The overall training routine will be:

Align all examples using a linear alignment
Accumulate the statistics and re-estimate
Force-align the training data
Accumulate the statistics and re-estimate; optionally repeat this step
Repeat at 3.

Complete the binary iw.Trainer, that accepts property file, to be read via Commons Configuration, containing the following variables (defaults in parentheses):

list that contains the training files
number of states per class/HMM (4)
classes (0, 1, 2, 3, 4, 5, 6, 7, 8, 9; retrieve with getStringArray); models will be stored as <name>.mdl[.<iter>]
directory where to store the model files (mdl/)
directory where to find the feature files (ft/)
number of overall iterations (10)
iterations when to re-align (1, 2, 5, 8; retrieve with getIntArray)
CState: number of densities (1)
SCState: codebook to use (null; note: copy will be written to model directory)

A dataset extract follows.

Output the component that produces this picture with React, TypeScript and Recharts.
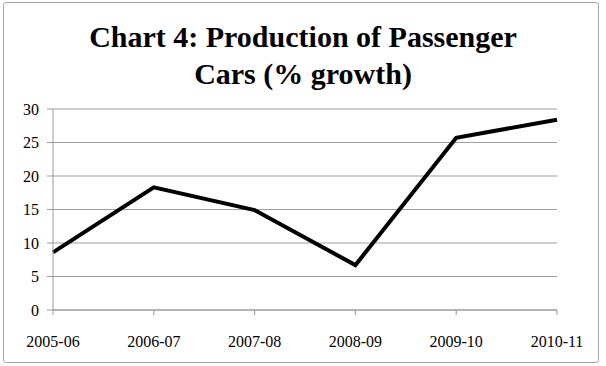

An example properties file could look like

iw.list = list.train
iw.states = 4
iw.classes = 0, 1, 2, 3, 4, 5, 6, 7, 8, 9
iw.mdldir = mdl-batch1
iw.ftdir = ft
iw.iterations = 10
iw.realign = 1, 2, 5, 8
iw.codebook = mdl/em10-128.mdl

Implement the Training Routine

for each class, allocate a HMM; use SCState if codebook is specified, CState otherwise
compute an initial estimate, by creating linear alignments for each file and class; save the initial estimates as <name>.mdl.0
reset the accumulators
if (cur_iter in realign): compute the forced alignment
accumulate according to alignments (eg. accumulateVT)
re-estimate the parameters (.reestimate()), save current estimate
if (cur_iter < num_iters): goto 2

Classification

Complete the binary iw.Classifier, which accepts a properties file with the following settings:

file list containing the test data
list of classes to load
directory where to store the model files (mdl/)
directory where to find the feature files (ft/)
if required, the codebook (relative to model directory)

iw.list = list.test
iw.classes = 0, 1, 2, 3, 4, 5, 6, 7, 8, 9
iw.mdldir = mdl-batch1
iw.ftdir = ft
iw.codebook = em10-128.mdl

Implement the Classification Routine

Load the model files (and codebook)
For each feature file, align each of the models
Normalize the scores to a soft-max (to get probabilities for each class)
Output lines of <file> <best-class> <class-scores ...>

Evaluation

How does your classifier perform?
Run experiments with different settings (iterations, states, classes)
Can you see patterns of classes that get mixed up?

Adjust for Silence

Change your trainer and classifier, so that it allows for leading and trailing silence
Use 3 states for silence; make sure that all recordings contribute to a single silence model
How does modeling silence affect performance?

Outlook: Decoding

The current classifier allows only single word decisions.
How would you handle word sequences?
Recall the DTMF tone decoder. How would you transfer the idea to isolated word recognition?
Outline an algorithm that allows you to decode arbitrary sequences of digits.